§ Task details
Print only the lines from the top of the data through the line with "bar_err = [e", both included, skipping every picture.

§ Stored data
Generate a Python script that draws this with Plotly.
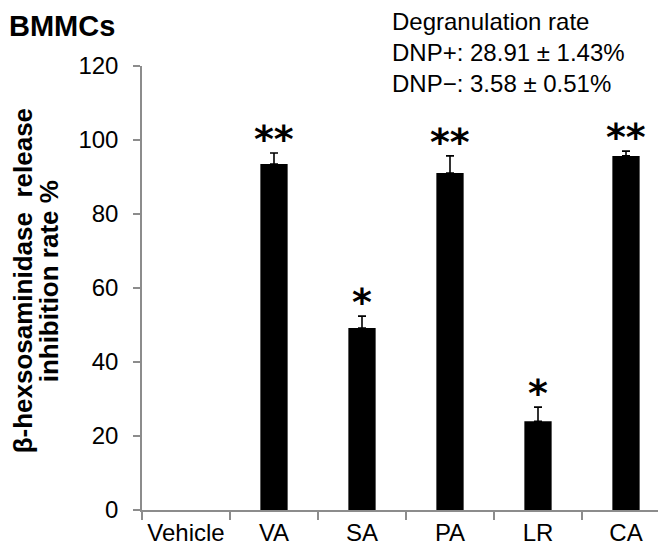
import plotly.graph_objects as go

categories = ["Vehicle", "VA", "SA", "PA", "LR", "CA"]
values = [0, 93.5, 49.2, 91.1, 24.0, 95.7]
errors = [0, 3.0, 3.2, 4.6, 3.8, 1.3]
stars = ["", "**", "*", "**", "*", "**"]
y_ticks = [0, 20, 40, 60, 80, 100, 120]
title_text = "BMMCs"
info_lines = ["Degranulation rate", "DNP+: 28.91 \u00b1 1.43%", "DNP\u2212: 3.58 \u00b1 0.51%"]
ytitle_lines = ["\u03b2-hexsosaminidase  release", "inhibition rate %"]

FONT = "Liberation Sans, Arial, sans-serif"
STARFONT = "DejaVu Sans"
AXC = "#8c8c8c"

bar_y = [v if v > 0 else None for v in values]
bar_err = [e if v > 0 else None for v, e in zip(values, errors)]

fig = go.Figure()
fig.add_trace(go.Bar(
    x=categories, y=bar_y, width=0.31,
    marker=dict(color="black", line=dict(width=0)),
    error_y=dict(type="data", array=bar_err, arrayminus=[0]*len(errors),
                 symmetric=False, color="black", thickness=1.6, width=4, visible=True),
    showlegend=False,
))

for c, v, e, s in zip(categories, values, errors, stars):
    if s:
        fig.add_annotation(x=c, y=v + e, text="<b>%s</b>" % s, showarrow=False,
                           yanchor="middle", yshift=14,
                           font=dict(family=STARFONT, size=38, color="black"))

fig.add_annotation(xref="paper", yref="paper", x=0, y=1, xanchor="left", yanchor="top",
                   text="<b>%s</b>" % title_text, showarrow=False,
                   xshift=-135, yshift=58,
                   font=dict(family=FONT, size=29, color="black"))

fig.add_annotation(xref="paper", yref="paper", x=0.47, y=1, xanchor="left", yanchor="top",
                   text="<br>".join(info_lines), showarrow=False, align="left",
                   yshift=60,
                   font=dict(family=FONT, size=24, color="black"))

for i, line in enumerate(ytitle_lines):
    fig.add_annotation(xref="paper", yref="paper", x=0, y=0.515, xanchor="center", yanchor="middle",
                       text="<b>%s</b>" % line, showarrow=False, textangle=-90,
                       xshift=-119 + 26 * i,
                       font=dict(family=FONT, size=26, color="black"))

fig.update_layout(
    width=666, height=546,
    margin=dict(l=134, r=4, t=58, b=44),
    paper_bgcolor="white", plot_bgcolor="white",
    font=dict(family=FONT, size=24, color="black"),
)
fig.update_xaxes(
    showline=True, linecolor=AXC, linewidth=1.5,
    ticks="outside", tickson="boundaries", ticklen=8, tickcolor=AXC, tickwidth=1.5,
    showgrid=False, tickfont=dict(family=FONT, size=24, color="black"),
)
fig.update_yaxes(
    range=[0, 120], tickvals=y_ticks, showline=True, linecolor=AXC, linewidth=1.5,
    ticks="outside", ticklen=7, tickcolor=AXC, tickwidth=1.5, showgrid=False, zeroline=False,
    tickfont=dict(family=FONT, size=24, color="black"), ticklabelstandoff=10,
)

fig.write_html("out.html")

§ Response to the task
Generate a Python script that draws this with Plotly.
import plotly.graph_objects as go

categories = ["Vehicle", "VA", "SA", "PA", "LR", "CA"]
values = [0, 93.5, 49.2, 91.1, 24.0, 95.7]
errors = [0, 3.0, 3.2, 4.6, 3.8, 1.3]
stars = ["", "**", "*", "**", "*", "**"]
y_ticks = [0, 20, 40, 60, 80, 100, 120]
title_text = "BMMCs"
info_lines = ["Degranulation rate", "DNP+: 28.91 \u00b1 1.43%", "DNP\u2212: 3.58 \u00b1 0.51%"]
ytitle_lines = ["\u03b2-hexsosaminidase  release", "inhibition rate %"]

FONT = "Liberation Sans, Arial, sans-serif"
STARFONT = "DejaVu Sans"
AXC = "#8c8c8c"

bar_y = [v if v > 0 else None for v in values]
bar_err = [e if v > 0 else None for v, e in zip(values, errors)]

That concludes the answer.